Once a hacker gets your hashed' password from one of your favorite websites, he/she will put combinations of characters into a hashing function until a hash that matches yours is created.
Since the functions themselves are well known, password hackers can easily calculate hashes for known words and other commonly chosen combinations. They then match the cracked passwords against these dictionaries.
These dictionaries go far beyond simple words. They contain word lists in the form of dictionary words, common passwords, iterations of common passwords, exposed passwords, the practice of changing letters for numbers (e.g. 1 instead of l). They can also contain passwords that used to be hashed but have been subsequently cracked because they were stored in a weak password hashing algorithm.
This means weak passwords can be broken very quickly.

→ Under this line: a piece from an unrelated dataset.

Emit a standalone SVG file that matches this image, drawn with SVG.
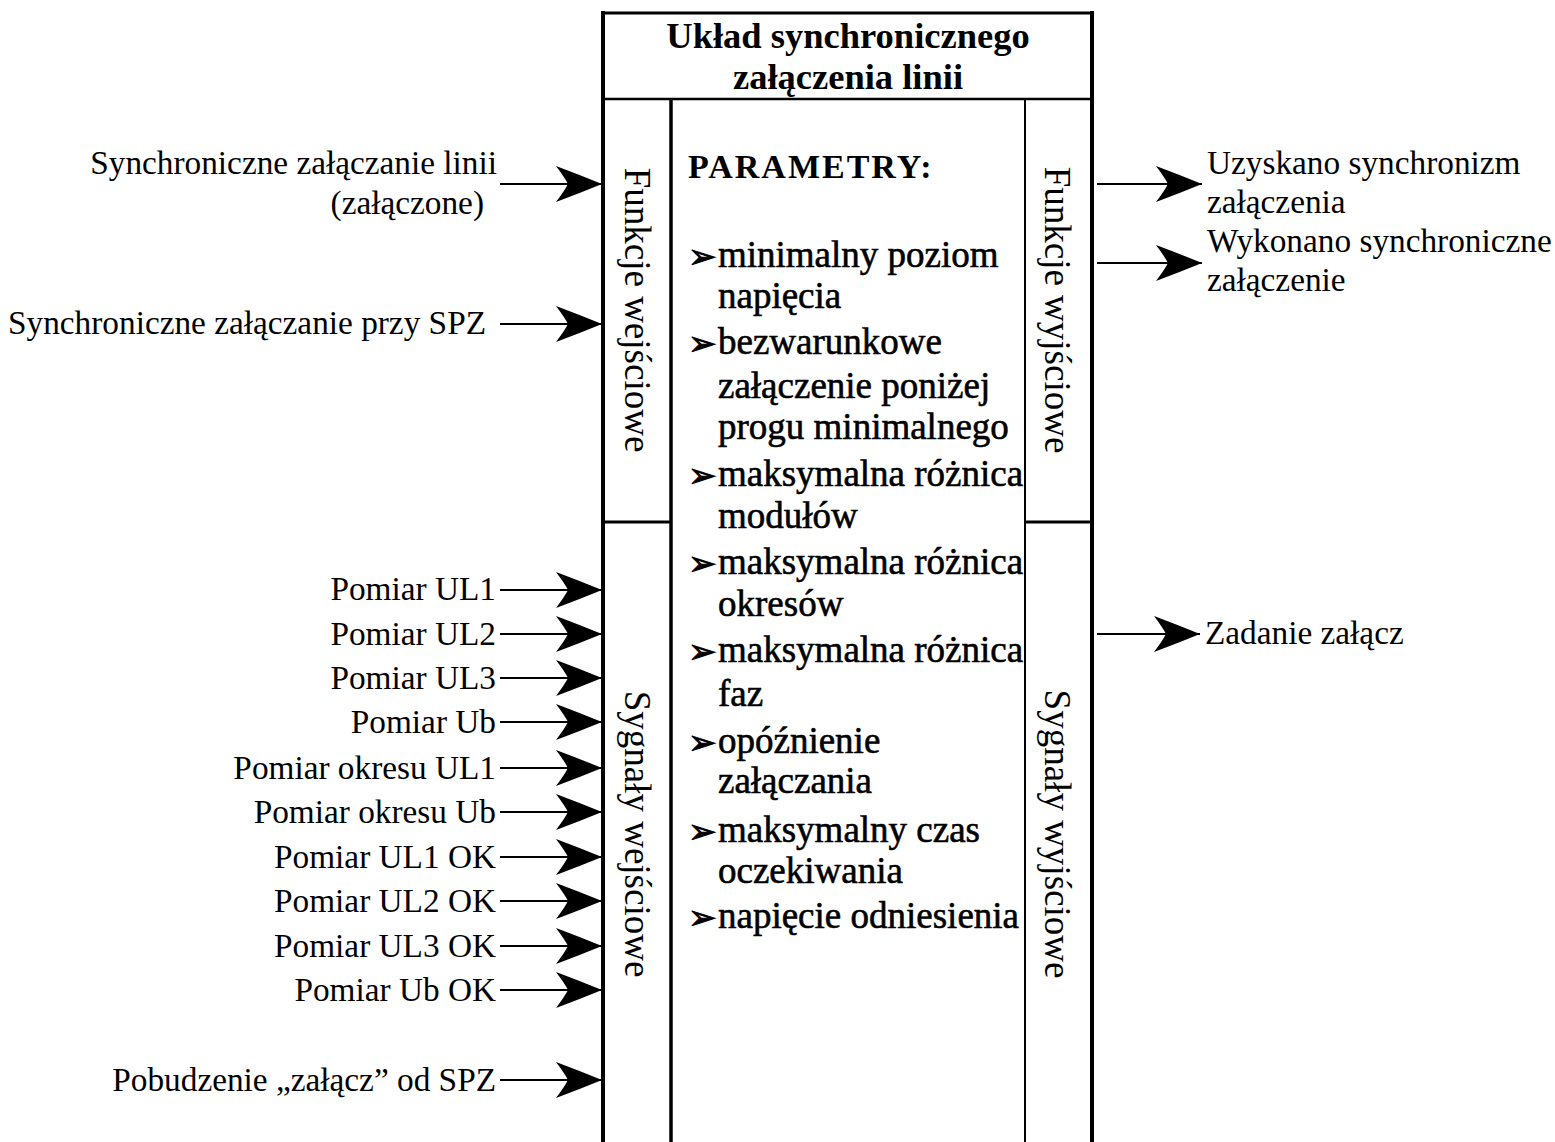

Remember these strong password best practices:

Use a combination of at least eight letters, numbers, and symbols
Do not use sequential numbers or letters
Never reuse that password on other websites
Combine different unrelated words in your password or passphrase
Make it long, nothing shorter than 15 characters, more if possible.
Use two-factor authentication (2FA) … but try to avoid text message codes

Now, let's go to this hash-cracking website where you can put in a hashed version of a password, and see if it will crack it; telling you the password.

Example password: milkway123
Hash in SHA-512: 823AB07D68B45EE959669A08D2997ED281CC5CFECEABEBF191643F2C5269BFA5877597B3B6AFC331FE11C111499AD509FB5F59FDFC074B194EFF8DA58F27D232
vs
Example password: MiLkwAy123
Hash in SHA-512: 43AA88B18E46BDC0E2F48AEC8CC2918E9234F41F42B3F7292CF522A0A23A2B06D0B09417590CF5A690861565E583BD0A2D311C00CB33F552C5973399056C4813

As you can see, the configuration of the password also makes a difference.
A truly random eight-character password will be more secure than an eight-letter dictionary word because brute-force attacks use dictionaries, names, and other lists of words as fodder.